Catchphrases cannot mask the reality that economic lockdowns made inequality in America much worse. Tens of millions of Americans lost jobs and millions of businesses were closed or forced to the brink of closure.
The solution to the problem, we were told, was Washington, DC. Trillions of dollars were pumped into the economy by the Federal Reserve to finance bailouts and send checks to Americans. The bailouts were a huge success—for the rich. Six months into the pandemic, Wall Street keeps setting new records.
It turns out lockdowns were not just inhumane; they were deeply unjust.
The Lingering Effects of Lockdowns
It would be easy to look at the stock market and think America has weathered the pandemic fine. This would be a mistake.
There is a concept in economics known as regime uncertainty. Coined by Robert Higgs, the term describes “a pervasive lack of confidence among investors in their ability to foresee the extent to which future government actions will alter their private-property rights.”

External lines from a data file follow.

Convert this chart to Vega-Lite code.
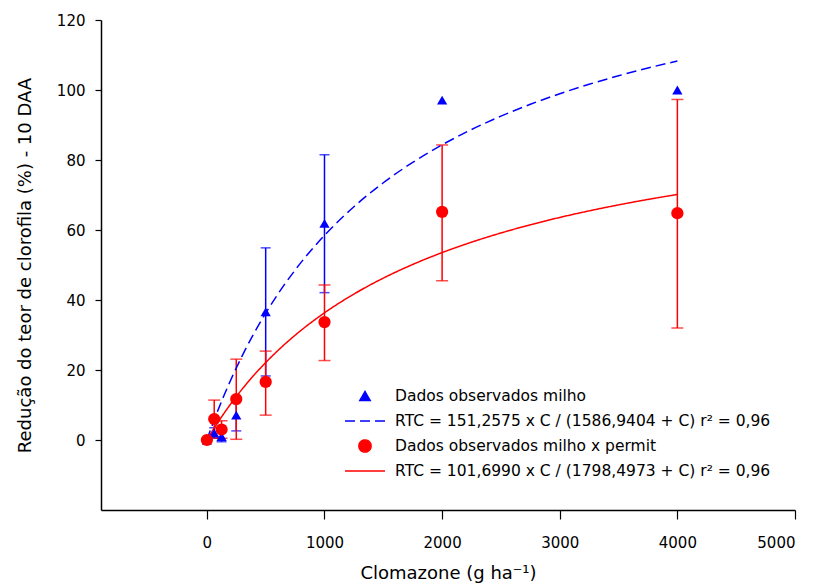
{
  "$schema": "https://vega.github.io/schema/vega-lite/v6.json",
  "width": 694,
  "height": 490,
  "autosize": "none",
  "padding": {"left": 101, "top": 20, "right": 19, "bottom": 76},
  "background": "white",
  "config": {
    "view": {"stroke": null},
    "font": "DejaVu Sans",
    "axis": {"grid": false, "domainColor": "#000", "domainWidth": 1.5, "tickColor": "#000", "tickWidth": 1.2, "labelColor": "#000", "titleColor": "#000", "labelFont": "DejaVu Sans", "titleFont": "DejaVu Sans", "titleFontWeight": "normal", "labelFontSize": 15, "titleFontSize": 18},
    "legend": {
      "orient": "none", "legendX": 243, "legendY": 368, "padding": 0, "clipHeight": 16,
      "labelFont": "DejaVu Sans", "labelFontSize": 15.5, "labelColor": "#000", "labelLimit": 500,
      "labelOffset": 9, "rowPadding": 8, "symbolStrokeWidth": 1.5, "symbolOpacity": 1
    }
  },
  "datasets": {
    "obs": [
      {"dose": 0, "value": 0, "lo": null, "hi": null, "series": "Dados observados milho"},
      {"dose": 62.5, "value": 2, "lo": 0.5, "hi": 3.5, "series": "Dados observados milho"},
      {"dose": 125, "value": 1, "lo": -0.5, "hi": 2.5, "series": "Dados observados milho"},
      {"dose": 250, "value": 7.1, "lo": 2.6, "hi": 11.6, "series": "Dados observados milho"},
      {"dose": 500, "value": 36.6, "lo": 18.3, "hi": 54.9, "series": "Dados observados milho"},
      {"dose": 1000, "value": 61.9, "lo": 42.1, "hi": 81.5, "series": "Dados observados milho"},
      {"dose": 2000, "value": 97.1, "lo": null, "hi": null, "series": "Dados observados milho"},
      {"dose": 4000, "value": 100, "lo": null, "hi": null, "series": "Dados observados milho"},
      {"dose": 0, "value": 0, "lo": null, "hi": null, "series": "Dados observados milho x permit"},
      {"dose": 62.5, "value": 6, "lo": 0.6, "hi": 11.4, "series": "Dados observados milho x permit"},
      {"dose": 125, "value": 3, "lo": 0.5, "hi": 5.5, "series": "Dados observados milho x permit"},
      {"dose": 250, "value": 11.7, "lo": 0.2, "hi": 23.1, "series": "Dados observados milho x permit"},
      {"dose": 500, "value": 16.6, "lo": 7.1, "hi": 25.4, "series": "Dados observados milho x permit"},
      {"dose": 1000, "value": 33.7, "lo": 22.7, "hi": 44.3, "series": "Dados observados milho x permit"},
      {"dose": 2000, "value": 65.2, "lo": 45.5, "hi": 84.3, "series": "Dados observados milho x permit"},
      {"dose": 4000, "value": 64.8, "lo": 32.0, "hi": 97.3, "series": "Dados observados milho x permit"}
    ],
    "fit": [
      {"c": 0, "v": 0, "series": "RTC = 151,2575 x C / (1586,9404 + C) r² = 0,96"},
      {"c": 25, "v": 2.346, "series": "RTC = 151,2575 x C / (1586,9404 + C) r² = 0,96"},
      {"c": 50, "v": 4.620, "series": "RTC = 151,2575 x C / (1586,9404 + C) r² = 0,96"},
      {"c": 100, "v": 8.966, "series": "RTC = 151,2575 x C / (1586,9404 + C) r² = 0,96"},
      {"c": 150, "v": 13.062, "series": "RTC = 151,2575 x C / (1586,9404 + C) r² = 0,96"},
      {"c": 200, "v": 16.929, "series": "RTC = 151,2575 x C / (1586,9404 + C) r² = 0,96"},
      {"c": 300, "v": 24.048, "series": "RTC = 151,2575 x C / (1586,9404 + C) r² = 0,96"},
      {"c": 400, "v": 30.450, "series": "RTC = 151,2575 x C / (1586,9404 + C) r² = 0,96"},
      {"c": 500, "v": 36.239, "series": "RTC = 151,2575 x C / (1586,9404 + C) r² = 0,96"},
      {"c": 600, "v": 41.499, "series": "RTC = 151,2575 x C / (1586,9404 + C) r² = 0,96"},
      {"c": 750, "v": 48.543, "series": "RTC = 151,2575 x C / (1586,9404 + C) r² = 0,96"},
      {"c": 1000, "v": 58.470, "series": "RTC = 151,2575 x C / (1586,9404 + C) r² = 0,96"},
      {"c": 1250, "v": 66.647, "series": "RTC = 151,2575 x C / (1586,9404 + C) r² = 0,96"},
      {"c": 1500, "v": 73.498, "series": "RTC = 151,2575 x C / (1586,9404 + C) r² = 0,96"},
      {"c": 1750, "v": 79.324, "series": "RTC = 151,2575 x C / (1586,9404 + C) r² = 0,96"},
      {"c": 2000, "v": 84.337, "series": "RTC = 151,2575 x C / (1586,9404 + C) r² = 0,96"},
      {"c": 2250, "v": 88.698, "series": "RTC = 151,2575 x C / (1586,9404 + C) r² = 0,96"},
      {"c": 2500, "v": 92.525, "series": "RTC = 151,2575 x C / (1586,9404 + C) r² = 0,96"},
      {"c": 2750, "v": 95.910, "series": "RTC = 151,2575 x C / (1586,9404 + C) r² = 0,96"},
      {"c": 3000, "v": 98.927, "series": "RTC = 151,2575 x C / (1586,9404 + C) r² = 0,96"},
      {"c": 3250, "v": 101.632, "series": "RTC = 151,2575 x C / (1586,9404 + C) r² = 0,96"},
      {"c": 3500, "v": 104.071, "series": "RTC = 151,2575 x C / (1586,9404 + C) r² = 0,96"},
      {"c": 3750, "v": 106.280, "series": "RTC = 151,2575 x C / (1586,9404 + C) r² = 0,96"},
      {"c": 4000, "v": 108.293, "series": "RTC = 151,2575 x C / (1586,9404 + C) r² = 0,96"},
      {"c": 0, "v": 0, "series": "RTC = 101,6990 x C / (1798,4973 + C) r² = 0,96"},
      {"c": 25, "v": 1.394, "series": "RTC = 101,6990 x C / (1798,4973 + C) r² = 0,96"},
      {"c": 50, "v": 2.751, "series": "RTC = 101,6990 x C / (1798,4973 + C) r² = 0,96"},
      {"c": 100, "v": 5.357, "series": "RTC = 101,6990 x C / (1798,4973 + C) r² = 0,96"},
      {"c": 150, "v": 7.829, "series": "RTC = 101,6990 x C / (1798,4973 + C) r² = 0,96"},
      {"c": 200, "v": 10.178, "series": "RTC = 101,6990 x C / (1798,4973 + C) r² = 0,96"},
      {"c": 300, "v": 14.539, "series": "RTC = 101,6990 x C / (1798,4973 + C) r² = 0,96"},
      {"c": 400, "v": 18.503, "series": "RTC = 101,6990 x C / (1798,4973 + C) r² = 0,96"},
      {"c": 500, "v": 22.123, "series": "RTC = 101,6990 x C / (1798,4973 + C) r² = 0,96"},
      {"c": 600, "v": 25.441, "series": "RTC = 101,6990 x C / (1798,4973 + C) r² = 0,96"},
      {"c": 750, "v": 29.929, "series": "RTC = 101,6990 x C / (1798,4973 + C) r² = 0,96"},
      {"c": 1000, "v": 36.341, "series": "RTC = 101,6990 x C / (1798,4973 + C) r² = 0,96"},
      {"c": 1250, "v": 41.700, "series": "RTC = 101,6990 x C / (1798,4973 + C) r² = 0,96"},
      {"c": 1500, "v": 46.248, "series": "RTC = 101,6990 x C / (1798,4973 + C) r² = 0,96"},
      {"c": 1750, "v": 50.154, "series": "RTC = 101,6990 x C / (1798,4973 + C) r² = 0,96"},
      {"c": 2000, "v": 53.547, "series": "RTC = 101,6990 x C / (1798,4973 + C) r² = 0,96"},
      {"c": 2250, "v": 56.520, "series": "RTC = 101,6990 x C / (1798,4973 + C) r² = 0,96"},
      {"c": 2500, "v": 59.148, "series": "RTC = 101,6990 x C / (1798,4973 + C) r² = 0,96"},
      {"c": 2750, "v": 61.487, "series": "RTC = 101,6990 x C / (1798,4973 + C) r² = 0,96"},
      {"c": 3000, "v": 63.582, "series": "RTC = 101,6990 x C / (1798,4973 + C) r² = 0,96"},
      {"c": 3250, "v": 65.469, "series": "RTC = 101,6990 x C / (1798,4973 + C) r² = 0,96"},
      {"c": 3500, "v": 67.179, "series": "RTC = 101,6990 x C / (1798,4973 + C) r² = 0,96"},
      {"c": 3750, "v": 68.734, "series": "RTC = 101,6990 x C / (1798,4973 + C) r² = 0,96"},
      {"c": 4000, "v": 70.155, "series": "RTC = 101,6990 x C / (1798,4973 + C) r² = 0,96"}
    ]
  },
  "layer": [
    {
      "data": {"name": "obs"},
      "transform": [{"filter": "isValid(datum.lo) && datum.series === 'Dados observados milho'"}],
      "mark": {"type": "errorbar", "color": "#0000ff", "thickness": 1.5, "ticks": {"size": 10}},
      "encoding": {
        "x": {"field": "dose", "type": "quantitative", "title": "Clomazone (g ha⁻¹)", "scale": {"domain": [-900, 5000], "nice": false, "zero": false},
          "axis": {"values": [0, 1000, 2000, 3000, 4000, 5000], "tickSize": 9, "labelPadding": 16, "titlePadding": 14, "format": "d"}},
        "y": {"field": "lo", "type": "quantitative", "title": "Redução do teor de clorofila (%) - 10 DAA", "scale": {"domain": [-20, 120], "nice": false, "zero": false},
          "axis": {"values": [0, 20, 40, 60, 80, 100, 120], "tickSize": 6, "labelPadding": 10, "titlePadding": 22}},
        "y2": {"field": "hi"}
      }
    },
    {
      "data": {"name": "obs"},
      "transform": [{"filter": "isValid(datum.lo) && datum.series === 'Dados observados milho x permit'"}],
      "mark": {"type": "errorbar", "color": "#ff0000", "thickness": 1.5, "ticks": {"size": 12}},
      "encoding": {
        "x": {"field": "dose", "type": "quantitative", "title": "Clomazone (g ha⁻¹)"},
        "y": {"field": "lo", "type": "quantitative", "title": "Redução do teor de clorofila (%) - 10 DAA"},
        "y2": {"field": "hi"}
      }
    },
    {
      "data": {"name": "fit"},
      "mark": {"type": "line", "strokeWidth": 1.5, "interpolate": "monotone"},
      "encoding": {
        "x": {"field": "c", "type": "quantitative", "title": "Clomazone (g ha⁻¹)"},
        "y": {"field": "v", "type": "quantitative", "title": "Redução do teor de clorofila (%) - 10 DAA"},
        "color": {"field": "series", "type": "nominal", "title": null},
        "strokeDash": {"field": "series", "type": "nominal", "title": null,
          "scale": {"domain": ["Dados observados milho", "RTC = 151,2575 x C / (1586,9404 + C) r² = 0,96", "Dados observados milho x permit", "RTC = 101,6990 x C / (1798,4973 + C) r² = 0,96"],
            "range": [[1, 0], [10, 5], [1, 0], [1, 0]]}}
      }
    },
    {
      "data": {"name": "obs"},
      "mark": {"type": "point", "filled": true, "opacity": 1},
      "encoding": {
        "x": {"field": "dose", "type": "quantitative", "title": "Clomazone (g ha⁻¹)"},
        "y": {"field": "value", "type": "quantitative", "title": "Redução do teor de clorofila (%) - 10 DAA"},
        "size": {"field": "series", "type": "nominal", "title": null,
          "scale": {"type": "ordinal", "domain": ["Dados observados milho", "RTC = 151,2575 x C / (1586,9404 + C) r² = 0,96", "Dados observados milho x permit", "RTC = 101,6990 x C / (1798,4973 + C) r² = 0,96"],
            "range": [105, 1600, 150, 1600]}},
        "color": {"field": "series", "type": "nominal", "title": null,
          "scale": {"domain": ["Dados observados milho", "RTC = 151,2575 x C / (1586,9404 + C) r² = 0,96", "Dados observados milho x permit", "RTC = 101,6990 x C / (1798,4973 + C) r² = 0,96"],
            "range": ["#0000ff", "#0000ff", "#ff0000", "#ff0000"]}},
        "shape": {"field": "series", "type": "nominal", "title": null,
          "scale": {"domain": ["Dados observados milho", "RTC = 151,2575 x C / (1586,9404 + C) r² = 0,96", "Dados observados milho x permit", "RTC = 101,6990 x C / (1798,4973 + C) r² = 0,96"],
            "range": ["triangle-up", "stroke", "circle", "stroke"]}}
      }
    }
  ]
}
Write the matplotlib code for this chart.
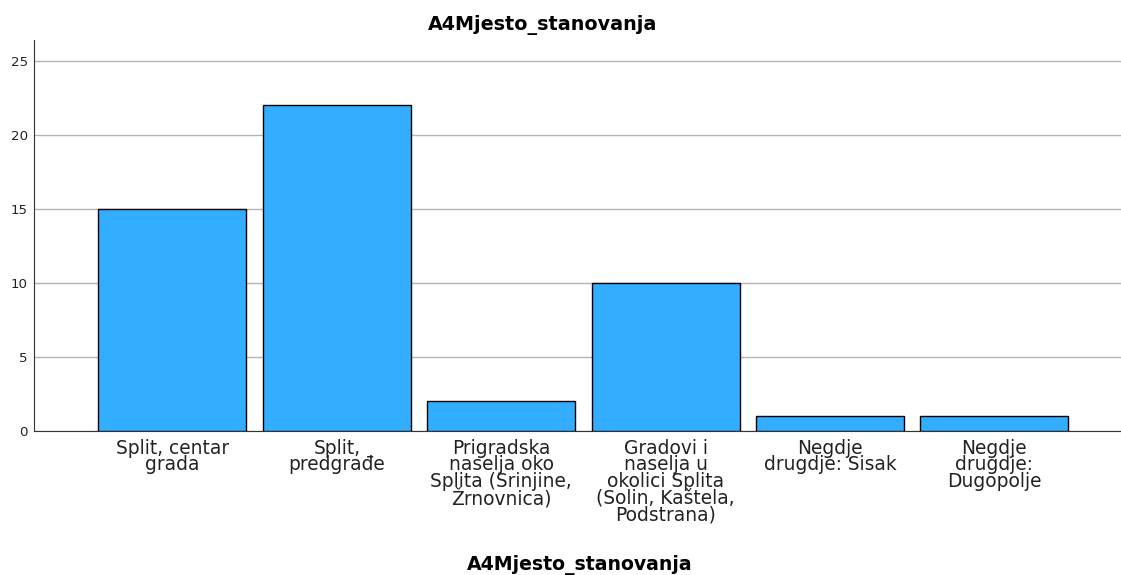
import matplotlib.pyplot as plt
import matplotlib as mpl

mpl.rcParams['font.family'] = ['DejaVu Sans']

categories = [
    "Split, centar\ngrada",
    "Split,\npredgrađe",
    "Prigradska\nnaselja oko\nSplita (Srinjine,\nŽrnovnica)",
    "Gradovi i\nnaselja u\nokolici Splita\n(Solin, Kaštela,\nPodstrana)",
    "Negdje\ndrugdje: Sisak",
    "Negdje\ndrugdje:\nDugopolje",
]
counts = [15, 22, 2, 10, 1, 1]
yticks = [0, 5, 10, 15, 20, 25]

fig = plt.figure(figsize=(11.21, 5.75), dpi=100)
ax = fig.add_axes([34 / 1121, 1 - 431 / 575, 1 - 34 / 1121, (431 - 40) / 575])

x = list(range(len(categories)))
ax.bar(x, counts, width=0.9, color='#33adff', edgecolor='black', linewidth=1, zorder=3)

ax.set_xlim(-0.842, 5.77)
ax.set_ylim(0, 26.4)
ax.set_yticks(yticks)
ax.set_yticklabels([str(t) for t in yticks], fontsize=9.6, color='#222222')
ax.set_xticks(x)
ax.set_xticklabels(categories, fontsize=13.4, linespacing=0.84, color='#222222')
ax.tick_params(axis='both', length=0)
ax.tick_params(axis='y', pad=4.5)
ax.tick_params(axis='x', pad=5.5)

ax.yaxis.grid(True, color='#b4b4b4', linewidth=1, zorder=0)
for s in ['top', 'right']:
    ax.spines[s].set_visible(False)
ax.spines['left'].set_color('#333333')
ax.spines['bottom'].set_color('#333333')

fig.text(543 / 1121, 1 - 25 / 575, "A4Mjesto_stanovanja", ha='center', va='center',
         fontsize=13.8, fontweight='bold')
fig.text(580 / 1121, 1 - 565 / 575, "A4Mjesto_stanovanja", ha='center', va='center',
         fontsize=13.6, fontweight='bold')

fig.savefig('out.png', dpi=100)
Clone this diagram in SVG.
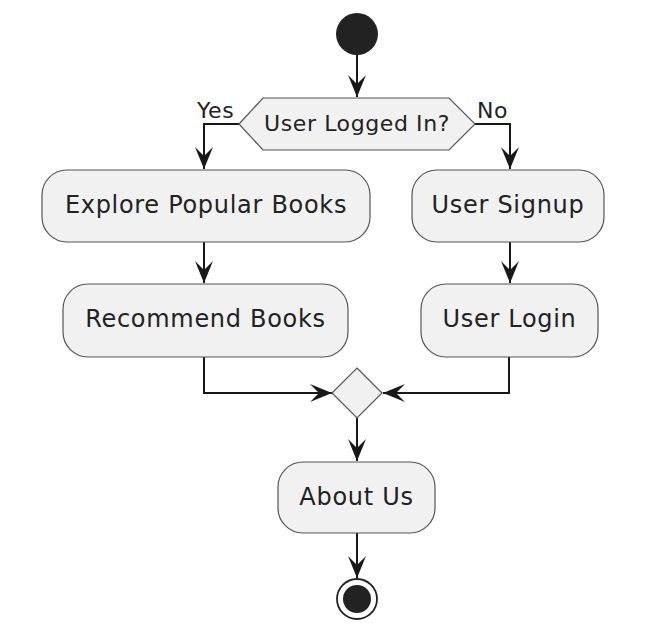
<svg xmlns="http://www.w3.org/2000/svg" width="655" height="637" viewBox="0 0 655 637">
<defs>
<marker id="arr" markerUnits="userSpaceOnUse" markerWidth="24" markerHeight="24" viewBox="-22 -10 24 20" refX="0" refY="0" orient="auto">
<polygon points="0,0 -22,-9 -13,0 -22,9" fill="#181818"/>
</marker>
<style>
.box{fill:#F1F1F1;stroke:#555;stroke-width:1.2}
.t{font-family:"DejaVu Sans",sans-serif;font-size:24px;fill:#222;text-anchor:middle;letter-spacing:0.7px}
.s{font-family:"DejaVu Sans",sans-serif;font-size:22px;fill:#222;letter-spacing:0.6px}
.c{fill:none;stroke:#181818;stroke-width:2}
</style>
</defs>
<rect width="655" height="637" fill="#fff"/>
<g id="connectors">
<path class="c" d="M357,55 V97" marker-end="url(#arr)"/>
<path class="c" d="M239,124 H204 V169" marker-end="url(#arr)"/>
<path class="c" d="M475,124 H510 V169" marker-end="url(#arr)"/>
<path class="c" d="M204,242 V283" marker-end="url(#arr)"/>
<path class="c" d="M510,242 V283" marker-end="url(#arr)"/>
<path class="c" d="M204,357 V393 H332" marker-end="url(#arr)"/>
<path class="c" d="M509,357 V393 H383" marker-end="url(#arr)"/>
<path class="c" d="M357,418 V461" marker-end="url(#arr)"/>
<path class="c" d="M357,533 V578" marker-end="url(#arr)"/>
<text class="s" x="197" y="118">Yes</text>
<text class="s" x="477" y="118">No</text>
</g>
<g id="start"><circle cx="357" cy="34" r="21" fill="#222"/></g>
<g id="decision">
<polygon class="box" points="239,124 263,98 449,98 475,124 449,150 263,150"/>
<text class="s" x="357" y="131" text-anchor="middle">User Logged In?</text>
</g>
<g id="explore">
<rect class="box" x="42" y="170" width="328" height="72" rx="25"/>
<text class="t" x="206" y="213">Explore Popular Books</text>
</g>
<g id="recommend">
<rect class="box" x="63" y="284" width="285" height="73" rx="25"/>
<text class="t" x="205.5" y="327">Recommend Books</text>
</g>
<g id="signup">
<rect class="box" x="412" y="170" width="192" height="72" rx="25"/>
<text class="t" x="508" y="213">User Signup</text>
</g>
<g id="login">
<rect class="box" x="421" y="284" width="177" height="73" rx="25"/>
<text class="t" x="509.5" y="327">User Login</text>
</g>
<g id="merge">
<polygon class="box" points="357,368 382,393 357,418 332,393"/>
</g>
<g id="about">
<rect class="box" x="278" y="462" width="157" height="71" rx="25"/>
<text class="t" x="356.5" y="505">About Us</text>
</g>
<g id="end">
<circle cx="357" cy="599" r="20" fill="#fff" stroke="#222" stroke-width="1.8"/>
<circle cx="357" cy="599" r="14" fill="#222"/>
</g>
</svg>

Capital investment—whether by an entrepreneur starting a hardware store or a venture capital group investing a sum in a business—is the source of wealth creation. But people are less likely to invest their capital in places their property rights are insecure.
Higgs argues that one of the reasons the Great Depression lasted so long was regime uncertainty. Depression-era Americans did not have much faith that Franklin Roosevelt would secure their rights of property. FDR, after all, tried to pass a 100 percent tax rate via executive order. That lends itself to a high degree of uncertainty.
Uncertainty can range from erratic tax rates to regulatory barriers to outright property confiscation. While some uncertainties are more harmful than others, few would argue that unilateral state-enforced lockdowns inject a high degree of uncertainty into the American economy. It’s not just the fact that businesses were shut down, it was also in the nature of the shutdowns, which were often arbitrary, unfairly applied, and quickly became indefinite in nature. “Fifteen days to slow the spread” quickly changed to “We’ll let you know when it’s safe to open.”
Fortunately, the checks and balances embedded in the American system may help return a degree of economic certainty that has been lost in 2020.
A federal court recently ruled that Pennsylvania's economic lockdown was unconstitutional, noting that an economy is not “a machine that can be shut down and restarted at will by government. It is an organic system made up of free people each pursuing their dreams.”
“Even in an emergency, the authority of government is not unfettered. The liberties protected by the Constitution are not fair-weather freedoms — in place when times are good but able to be cast aside in times of trouble. There is no question that this country has faced, and will face, emergencies of every sort. But the solution to a national crisis can never be permitted to supersede the commitment to individual liberty that stands as the foundation of the American experiment. The Constitution cannot accept the concept of a ‘new normal’ where the basic liberties of the people can be subordinated to open-ended emergency mitigation measures.”
The court’s ruling comes too late to save the 97,966 businesses on Yelp that will never open again after closing during the COVID-19 pandemic.
But it could offer protection to the businesses of tomorrow—and return a degree of certainty to an economy that needs it.